Carlos Rittl of Climate Observatory, a coalition of environmental NGOs, said Brazil was now hiding behind the gains it made in the past rather than pushing ahead with more ambitious climate policies involving greater investment in wind, solar, ethanol and biomass.

“We haven’t really taken climate change as a development issue. It is seen as marginal,” he said. “It is not a priority for Dilma. She does not seem to realise the risks and opportunities for our economy.”

Others point out that Brazil has yet to announce new targets to reduce emissions, making it a laggard in comparison to China, the US and EU – all of which have recently declared more ambitious goals. There are suggestions that Brazil’s commitment to a deal next year is wavering.

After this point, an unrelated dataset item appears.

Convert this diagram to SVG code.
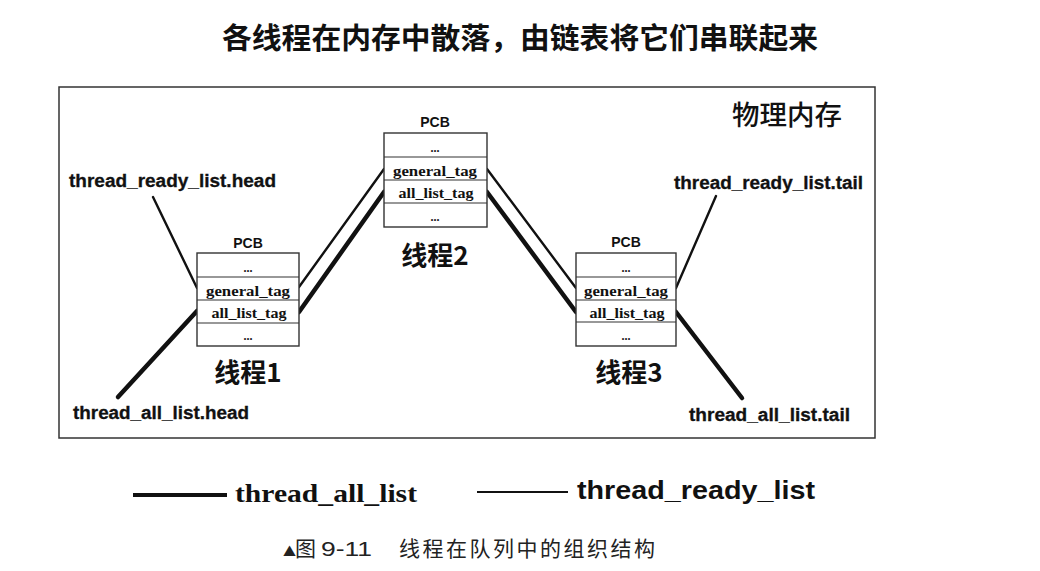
<svg xmlns="http://www.w3.org/2000/svg" width="1040" height="571" viewBox="0 0 1040 571">
<style>
.frame{fill:none;stroke:#333;stroke-width:1.5}
.box{fill:#fff;stroke:#333;stroke-width:1.4}
.sep{stroke:#333;stroke-width:1.2}
.pcb{font-family:"Liberation Sans",Arial,sans-serif;font-weight:bold;font-size:14px;fill:#111;text-anchor:middle}
.cell{font-family:"Liberation Serif","Times New Roman",serif;font-weight:bold;font-size:15px;fill:#111;text-anchor:middle}
.dots{font-family:"Liberation Serif",serif;font-weight:bold;font-size:12px;fill:#111;text-anchor:middle}
.name{font-family:"Noto Sans CJK SC",sans-serif;font-weight:bold;font-size:26px;fill:#111;text-anchor:middle}
.lbl{font-family:"Liberation Sans",Arial,sans-serif;font-weight:bold;font-size:18px;fill:#111;stroke:#111;stroke-width:0.3}
.thin{stroke:#111;stroke-width:2.4;fill:none;stroke-linecap:round}
.thick{stroke:#111;stroke-width:4.5;fill:none;stroke-linecap:round}
</style>
<rect width="1040" height="571" fill="#fff"/>
<text x="222" y="49" textLength="596" lengthAdjust="spacingAndGlyphs" style="font-family:'Noto Sans CJK SC',sans-serif;font-weight:bold;font-size:29px;fill:#111">各线程在内存中散落，由链表将它们串联起来</text>
<rect class="frame" x="59" y="87" width="816" height="351"/>
<text x="732" y="125" textLength="110" lengthAdjust="spacingAndGlyphs" style="font-family:'Noto Sans CJK SC',sans-serif;font-weight:500;font-size:27px;fill:#111">物理内存</text>

<g id="connectors">
  <line class="thin" x1="153" y1="197" x2="197" y2="288"/>
  <line class="thick" x1="118" y1="397" x2="197" y2="311"/>
  <line class="thin" x1="299" y1="287" x2="384" y2="169"/>
  <line class="thick" x1="299" y1="312" x2="384" y2="192"/>
  <line class="thin" x1="487" y1="169" x2="576" y2="288"/>
  <line class="thick" x1="487" y1="192" x2="576" y2="312"/>
  <line class="thin" x1="716" y1="196" x2="676" y2="288"/>
  <line class="thick" x1="676" y1="312" x2="742" y2="398"/>
</g>

<g id="thread1">
  <text class="pcb" x="248" y="248">PCB</text>
  <rect class="box" x="197" y="253" width="102" height="93"/>
  <line class="sep" x1="197" y1="277" x2="299" y2="277"/>
  <line class="sep" x1="197" y1="300" x2="299" y2="300"/>
  <line class="sep" x1="197" y1="323" x2="299" y2="323"/>
  <text class="dots" x="248" y="272">...</text>
  <text class="cell" x="248" y="296" textLength="84" lengthAdjust="spacingAndGlyphs">general_tag</text>
  <text class="cell" x="249" y="318" textLength="75" lengthAdjust="spacingAndGlyphs">all_list_tag</text>
  <text class="dots" x="248" y="340">...</text>
  <text class="name" x="248" y="382">线程1</text>
</g>

<g id="thread2">
  <text class="pcb" x="435" y="127">PCB</text>
  <rect class="box" x="384" y="133" width="103" height="94"/>
  <line class="sep" x1="384" y1="157" x2="487" y2="157"/>
  <line class="sep" x1="384" y1="180" x2="487" y2="180"/>
  <line class="sep" x1="384" y1="203" x2="487" y2="203"/>
  <text class="dots" x="435" y="152">...</text>
  <text class="cell" x="435" y="176" textLength="84" lengthAdjust="spacingAndGlyphs">general_tag</text>
  <text class="cell" x="436" y="198" textLength="75" lengthAdjust="spacingAndGlyphs">all_list_tag</text>
  <text class="dots" x="435" y="221">...</text>
  <text class="name" x="435" y="265">线程2</text>
</g>

<g id="thread3">
  <text class="pcb" x="626" y="247">PCB</text>
  <rect class="box" x="576" y="253" width="100" height="93"/>
  <line class="sep" x1="576" y1="277" x2="676" y2="277"/>
  <line class="sep" x1="576" y1="300" x2="676" y2="300"/>
  <line class="sep" x1="576" y1="322" x2="676" y2="322"/>
  <text class="dots" x="626" y="272">...</text>
  <text class="cell" x="626" y="296" textLength="84" lengthAdjust="spacingAndGlyphs">general_tag</text>
  <text class="cell" x="627" y="318" textLength="75" lengthAdjust="spacingAndGlyphs">all_list_tag</text>
  <text class="dots" x="626" y="340">...</text>
  <text class="name" x="629" y="382">线程3</text>
</g>

<g id="labels">
  <text class="lbl" x="69" y="187" textLength="207" lengthAdjust="spacingAndGlyphs">thread_ready_list.head</text>
  <text class="lbl" x="73" y="419" textLength="176" lengthAdjust="spacingAndGlyphs">thread_all_list.head</text>
  <text class="lbl" x="674" y="189" textLength="189" lengthAdjust="spacingAndGlyphs">thread_ready_list.tail</text>
  <text class="lbl" x="689" y="421" textLength="161" lengthAdjust="spacingAndGlyphs">thread_all_list.tail</text>
</g>

<g id="legend">
  <line x1="133" y1="495" x2="227" y2="495" stroke="#111" stroke-width="4"/>
  <text x="235" y="502" textLength="182" lengthAdjust="spacingAndGlyphs" style="font-family:'Liberation Serif',serif;font-weight:bold;font-size:26px;fill:#111">thread_all_list</text>
  <line x1="477" y1="492" x2="568" y2="492" stroke="#111" stroke-width="2.2"/>
  <text x="577" y="499" textLength="238" lengthAdjust="spacingAndGlyphs" style="font-family:'Liberation Sans',Arial,sans-serif;font-weight:bold;font-size:26px;fill:#111">thread_ready_list</text>
</g>

<g id="caption" style="font-family:'Noto Sans CJK SC',sans-serif;font-size:21px;fill:#222">
  <text x="283" y="556" font-size="13">▲</text>
  <text x="295" y="556">图</text>
  <text x="321" y="556" textLength="51" lengthAdjust="spacingAndGlyphs" style="font-family:'Liberation Sans',sans-serif;font-size:21px">9-11</text>
  <text x="399" y="556" textLength="256" lengthAdjust="spacing">线程在队列中的组织结构</text>
</g>
</svg>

“Unfortunately of late they have been sending mixed signals about Paris. At times they have signalled that countries shouldn’t necessarily finalise the agreement in Paris – that Paris is the beginning, not the end of the negotiation. In particular they have not been as clear on pushing for countries to propose their climate targets early next year.

“After the China announcement and the likely Indian one early next year that position puts them outside the mainstream of their emerging economy contemporaries,” said Jake Schmidt of the US-based National Resources Defence Council.

Diplomats insist such criticism is unfair. Brazil, they say, is in the process of a national consultation to set revised targets, which will be announced before the internationally agreed deadline next year. Regarding deforestation, they say the recent uptick is a blip in a long term trend of decline.

“What we have been achieving so far shows our unabated political will. We are right on target,” said Marcondes. “The trajectory of our voluntary commitment shows very clearly that we are reducing emissions much more than many developed countries … We came here to positively move the process forward to ensure we come out of Paris with an enhanced climate regime.”